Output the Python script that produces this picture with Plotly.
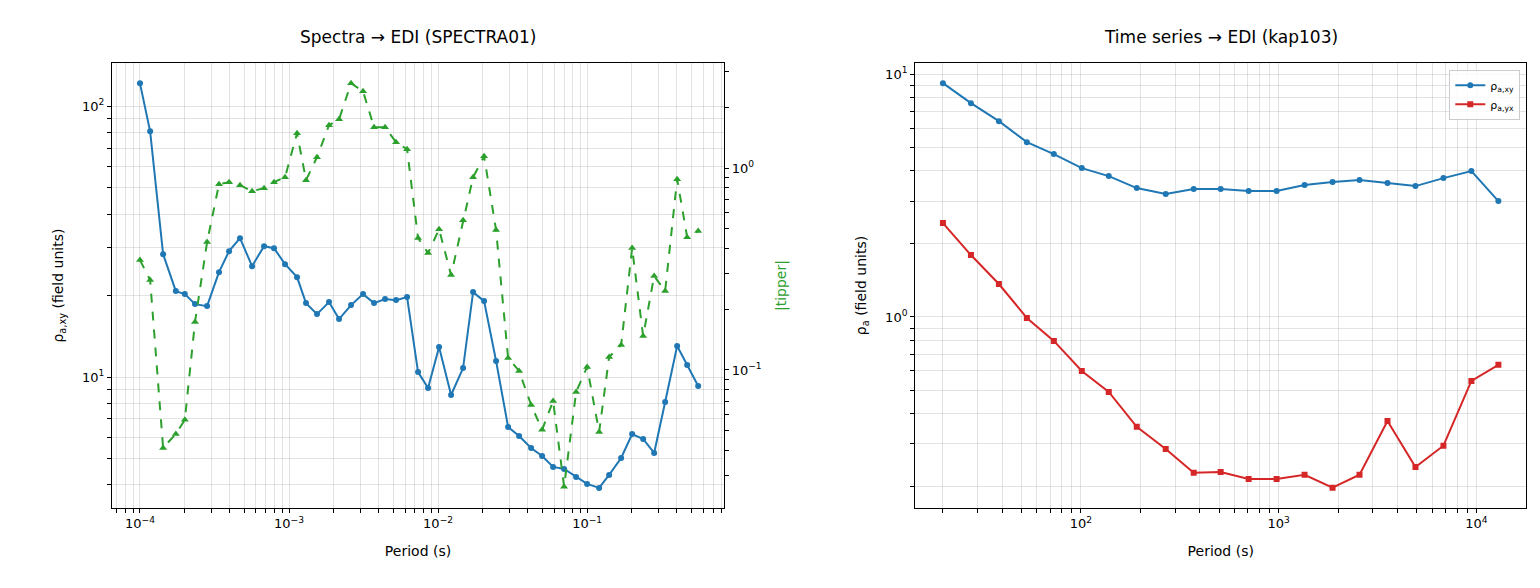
import numpy as np
import plotly.graph_objects as go

# Left panel (Spectra)
spec_period_log = [-4 + (x - 132) / 149 for x in [132,142,155,168,177,187,199,211,221,232,244,256,266,277,289,298,309,321,331,343,355,366,377,388,399,410,420,431,443,455,465,476,488,500,511,523,534,545,556,568,579,591,601,613,624,635,646,657,669,679,690]]
spec_period = [round(10 ** v, 6) for v in spec_period_log]
rho_xy_px = [75,123,246,283,286,296,298,264,243,230,258,238,240,256,269,295,306,294,311,297,286,295,291,292,289,364,380,339,387,360,284,293,353,419,428,440,448,459,461,469,476,480,467,450,426,431,445,394,338,357,378]
tip_px = [252,272,440,426,412,314,234,176,174,177,183,180,174,169,125,172,149,117,111,75,83,119,119,134,141,230,245,221,267,212,169,148,222,350,363,397,422,393,479,384,359,424,349,337,240,328,268,283,171,229,223]
spec_rho_xy = [round(10 ** (2 - (y - 98) / 271), 3) for y in rho_xy_px]
spec_tipper = [round(10 ** (-(y - 160) / 202), 4) for y in tip_px]

# Right panel (Time series)
ts_period = [round(10 ** (2 + (x - 1073) / 198), 2) for x in [935,963,991,1019,1046,1074,1101,1129,1158,1186,1213,1241,1269,1297,1325,1352,1380,1408,1436,1464,1491]]
ts_rho_xy = [round(10 ** (1 - (y - 66) / 243), 3) for y in [75,95,113,134,146,160,168,180,186,181,181,183,183,177,174,172,175,178,170,163,193]]
ts_rho_yx = [round(10 ** (1 - (y - 66) / 243), 3) for y in [215,247,276,310,333,363,384,419,441,465,464,471,471,467,480,467,413,459,438,373,357]]

BLUE, GREEN, RED = "#1f77b4", "#2ca02c", "#d62728"
FONT = "DejaVu Sans"

fig = go.Figure()
fig.add_trace(go.Scatter(x=spec_period, y=spec_rho_xy, mode="lines+markers", line=dict(color=BLUE, width=2),
                         marker=dict(size=6), showlegend=False, xaxis="x", yaxis="y"))
fig.add_trace(go.Scatter(x=spec_period, y=spec_tipper, mode="lines+markers", line=dict(color=GREEN, width=2, dash="dash"),
                         marker=dict(size=7, symbol="triangle-up"), showlegend=False, xaxis="x", yaxis="y2"))
fig.add_trace(go.Scatter(x=ts_period, y=ts_rho_xy, mode="lines+markers", line=dict(color=BLUE, width=2),
                         marker=dict(size=6), name="ρ<sub>a,xy</sub>", xaxis="x2", yaxis="y3"))
fig.add_trace(go.Scatter(x=ts_period, y=ts_rho_yx, mode="lines+markers", line=dict(color=RED, width=2),
                         marker=dict(size=6, symbol="square"), name="ρ<sub>a,yx</sub>", xaxis="x2", yaxis="y3"))

def sup(e):
    return "10<sup>%s</sup>" % str(e).replace("-", "−")

def logticks(lo, hi):
    vals, texts = [], []
    for e in range(lo, hi + 1):
        for m in range(1, 10):
            vals.append(m * 10.0 ** e)
            texts.append(sup(e) if m == 1 else "")
    return vals, texts

grid = "rgba(0,0,0,0.11)"
common = dict(type="log", showline=True, linecolor="black", mirror=True, ticks="outside", tickcolor="black",
              ticklen=4, gridcolor=grid, showgrid=True, zeroline=False, automargin=False,
              tickfont=dict(size=13, color="black"))

lx = logticks(-5, 0)
ly = logticks(0, 2)
rx = logticks(1, 4)
ry = logticks(-1, 1)
t2 = logticks(-2, 0)

fig.update_layout(
    width=1540, height=588, plot_bgcolor="white", paper_bgcolor="white",
    margin=dict(l=0, r=0, t=0, b=0), font=dict(family=FONT, size=13, color="black"),
    xaxis=dict(**common, domain=[0.0675, 0.465], range=[-4.188, -0.081], anchor="y",
               tickvals=lx[0], ticktext=lx[1], title=dict(text="Period (s)", font=dict(size=14))),
    yaxis=dict(**common, domain=[0.150, 0.906], range=[0.517, 2.159], anchor="x",
               tickvals=ly[0], ticktext=ly[1],
               title=dict(text="ρ<sub>a,xy</sub> (field units)", font=dict(size=14))),
    yaxis2=dict(type="log", overlaying="y", side="right", anchor="x", range=[-1.683, 0.520], showgrid=False,
                ticks="outside", tickcolor="black", ticklen=4, tickvals=t2[0], ticktext=t2[1],
                tickfont=dict(size=13), automargin=False,
                title=dict(text="|tipper|", font=dict(size=14, color=GREEN))),
    xaxis2=dict(**common, domain=[0.589, 0.986], range=[1.162, 4.253], anchor="y3",
                tickvals=rx[0], ticktext=rx[1], title=dict(text="Period (s)", font=dict(size=14))),
    yaxis3=dict(**common, domain=[0.150, 0.906], range=[-0.786, 1.045], anchor="x2",
                tickvals=ry[0], ticktext=ry[1],
                title=dict(text="ρ<sub>a</sub> (field units)", font=dict(size=14))),
    legend=dict(x=0.982, y=0.895, xanchor="right", yanchor="top", bordercolor="#cccccc", borderwidth=1,
                bgcolor="rgba(255,255,255,0.8)", font=dict(size=11)),
    annotations=[
        dict(text="Spectra → EDI (SPECTRA01)", x=0.266, y=0.93, xref="paper", yref="paper", showarrow=False,
             xanchor="center", yanchor="bottom", font=dict(size=17)),
        dict(text="Time series → EDI (kap103)", x=0.7875, y=0.93, xref="paper", yref="paper", showarrow=False,
             xanchor="center", yanchor="bottom", font=dict(size=17)),
    ],
)
fig.write_html("out.html")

____

[Aim] Everything from the first line to the line with "import plotly.graph_objects as go" must be repeated exactly, and nothing else. Leave the pictures out.

[Exercise response]
Output the Python script that produces this picture with Plotly.
import numpy as np
import plotly.graph_objects as go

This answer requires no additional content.